What is needed
Examine the material below. Gather every line in which the string "matplotlib" appears.

........

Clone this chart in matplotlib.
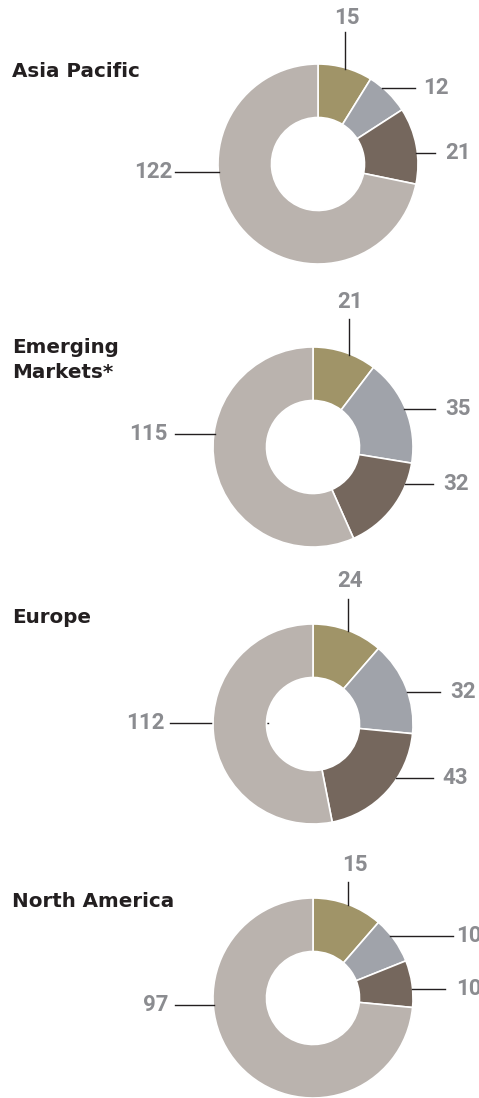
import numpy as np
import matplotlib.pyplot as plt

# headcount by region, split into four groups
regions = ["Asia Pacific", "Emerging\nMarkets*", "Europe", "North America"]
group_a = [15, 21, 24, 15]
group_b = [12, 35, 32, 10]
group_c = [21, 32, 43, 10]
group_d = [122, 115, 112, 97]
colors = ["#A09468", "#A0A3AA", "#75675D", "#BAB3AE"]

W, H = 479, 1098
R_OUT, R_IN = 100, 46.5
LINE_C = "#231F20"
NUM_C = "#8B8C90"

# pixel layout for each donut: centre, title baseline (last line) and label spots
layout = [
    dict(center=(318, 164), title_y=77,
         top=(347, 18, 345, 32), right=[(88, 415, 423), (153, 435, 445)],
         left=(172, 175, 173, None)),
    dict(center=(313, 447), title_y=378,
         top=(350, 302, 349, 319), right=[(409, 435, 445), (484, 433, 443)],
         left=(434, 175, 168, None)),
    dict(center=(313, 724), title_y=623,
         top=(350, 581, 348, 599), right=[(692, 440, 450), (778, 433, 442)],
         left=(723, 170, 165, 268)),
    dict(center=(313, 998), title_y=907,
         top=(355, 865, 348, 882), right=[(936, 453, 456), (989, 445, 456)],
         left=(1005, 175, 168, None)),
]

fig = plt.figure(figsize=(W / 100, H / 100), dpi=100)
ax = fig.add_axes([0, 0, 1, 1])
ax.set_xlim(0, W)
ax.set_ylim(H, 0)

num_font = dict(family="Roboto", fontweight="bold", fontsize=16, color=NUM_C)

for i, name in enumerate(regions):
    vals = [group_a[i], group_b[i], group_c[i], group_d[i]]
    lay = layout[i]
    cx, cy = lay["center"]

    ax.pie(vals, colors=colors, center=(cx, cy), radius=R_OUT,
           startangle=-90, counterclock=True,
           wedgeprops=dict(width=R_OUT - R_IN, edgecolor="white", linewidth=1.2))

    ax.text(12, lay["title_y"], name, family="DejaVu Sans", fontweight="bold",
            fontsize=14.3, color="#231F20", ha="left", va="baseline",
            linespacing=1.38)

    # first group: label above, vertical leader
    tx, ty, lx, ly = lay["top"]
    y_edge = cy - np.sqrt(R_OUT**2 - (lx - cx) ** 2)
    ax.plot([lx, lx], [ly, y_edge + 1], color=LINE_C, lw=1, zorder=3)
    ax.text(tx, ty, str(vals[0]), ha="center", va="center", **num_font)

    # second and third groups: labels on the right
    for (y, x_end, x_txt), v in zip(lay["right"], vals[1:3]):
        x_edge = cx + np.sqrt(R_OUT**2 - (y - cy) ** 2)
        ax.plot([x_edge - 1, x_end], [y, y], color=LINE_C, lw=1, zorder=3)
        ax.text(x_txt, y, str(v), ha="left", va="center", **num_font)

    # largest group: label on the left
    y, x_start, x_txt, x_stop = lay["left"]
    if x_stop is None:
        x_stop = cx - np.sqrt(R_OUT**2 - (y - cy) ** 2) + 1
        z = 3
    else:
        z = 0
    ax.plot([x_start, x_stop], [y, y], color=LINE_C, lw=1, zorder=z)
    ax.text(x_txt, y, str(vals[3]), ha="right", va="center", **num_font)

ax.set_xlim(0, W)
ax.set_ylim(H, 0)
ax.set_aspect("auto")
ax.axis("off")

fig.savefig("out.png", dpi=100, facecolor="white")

........

Written solution
Clone this chart in matplotlib.
import matplotlib.pyplot as plt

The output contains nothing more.